Ukraine and Georgia, two states between East and West, are of interest for the European Union, for Russia and for the United States. Kiev and Tbilisi have not written their future yet, but we could make some prospects according to the current geopolitics of the region. Will Ukraine and Georgia make advances towards the European integration or will they stay under the Russian influence?
Ukraine, since its independence in 1991, has developed its relations with the European Union but, at the same time, Kiev has not neglected the Ukrainian relations with Russia. The President of the country, Viktor Yanukovych, considers the Ukrainian accession to the EU as one of the most important foreign policy priorities of Ukraine. However, Kiev will feel the pressure from Moscow to avoid the Ukraine’s approach to the EU because of the high economic dependence on Russia.

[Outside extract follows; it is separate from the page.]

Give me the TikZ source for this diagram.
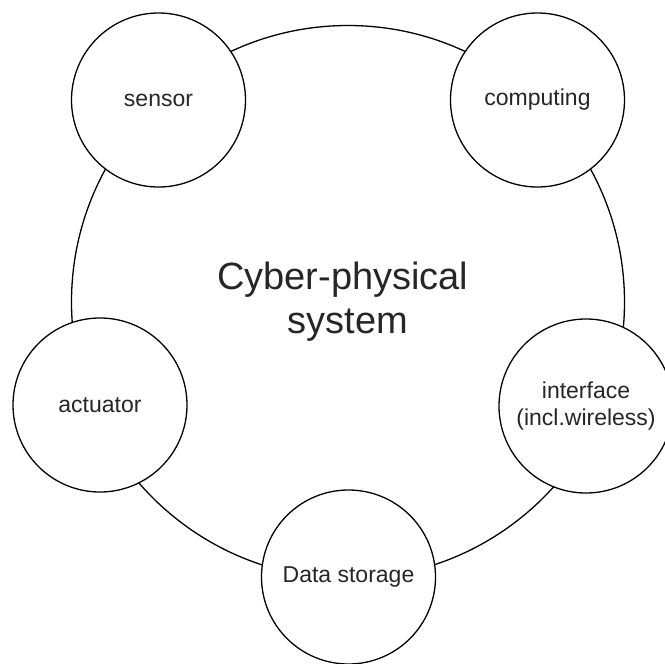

The future of Georgia in the European Union could depend on the possible Turkey’s EU membership. Geography is always an important factor for the cohesion of a state, and considering that the European Union is more than a simple international organization, it would not be easy to have a “European satellite” in the Caucasus without borders with other EU member states. The geopolitical situation of Georgia is fundamental for the USA. We could compare the meaning of Israel for United States in the Middle East with the importance of Georgia in the Caucasus. In both cases, US ambition consists of avoiding Russian influence on the region, not only due to geopolitical reasons but also because of economic and security interests. In the case that Georgia intensifies its bilateral relations with the USA in order to face Russia, this could move Georgia away from the EU aspirations and, paradoxically, Russia would have more influence on Georgia than if Tbilisi would make some steps towards Europe.
After the end of the Cold War, Russia has opposed important Western policies or proposals, such as NATO enlargement or the intervention in Yugoslavia. Ukraine and Georgia are two important candidates to join NATO, but Russia would consider the accession as a threat against its national interests. Moscow considers the enlargement of NATO to the East as a threat for its influence in these countries. As a consequence of that, we can understand that the aim of Russian foreign policy consists of reintroducing its hegemony over former Soviet states.
We can see that United States, over the past two decades, has always considered that Russian positions are determined due to psychological reasons, i.e. the loss of power and influence after the disintegration of the Soviet Union. That is why Washington tries to convince Moscow of accepting the international system which started to change in 1989.
The humiliation felt by Russians after the fall of the USSR and the fact that Russia felt undervalued in the new international stage, nourished the nationalist rhetoric that led Putin to the Kremlin in 2000. However, not only psychological reasons make Russia carry out some actions or maintain some positions that cause hostility to the USA or Europe, but also the protection of Russia’s national interests. One of the main objectives of Russia after the fall of the USSR is to maintain its influence in the former Soviet republics, in its periphery, in order to protect itself from any threat from abroad. Therefore, Ukraine and Georgia belong to this “ring of states” surrounding Russian borders. For Moscow it is crucial to maintain “friendly states” in its neighborhood, although this goal is not always achieved by the Kremlin.
In the medium and long term, the European Union is likely to have more influence in Ukraine and Georgia than Russia. Moscow will still depend mainly on the revenues from the EU due to the exports of Russian gas. The geographic proximity between the EU and Russia should make Moscow to realize that it’s necessary a closer political, economic and security cooperation with the EU. The fact that the borders of EU or NATO approach Russia through Georgia and Ukraine, should not be understood by Moscow as a threat to its sovereignty or to its national interests, but as an opportunity so that the improvement of bilateral relations can strengthen the national interests of both powers.
As a conclusion, political reforms in Russia will not be carried out with the help of the United States, but always through a closer cooperation with the EU. This cooperation could start with Georgia and Ukraine, with a clear dialogue of the intentions and the real possibilities of the future of both countries. If Kiev and Tbilisi approach the European Union, Brussels could intensify the relations with Russia, particularly in terms of security and defense policy.
The European geopolitical advantages will oblige Russia to need the support of Europe, particularly in political, economic and security terms, and Washington will have to admit that the EU is situated in the best place to take the leadership in the process of Russian’s transition towards democracy and for renewed relations of Russia with the West. Therefore, if Ukraine and Georgia make progress in the necessary reforms and make steps towards the EU, Russia, due to its dependence on Europe, will be forced to moderate its position towards both states and Kiev and Tbilisi will be free to decide their future.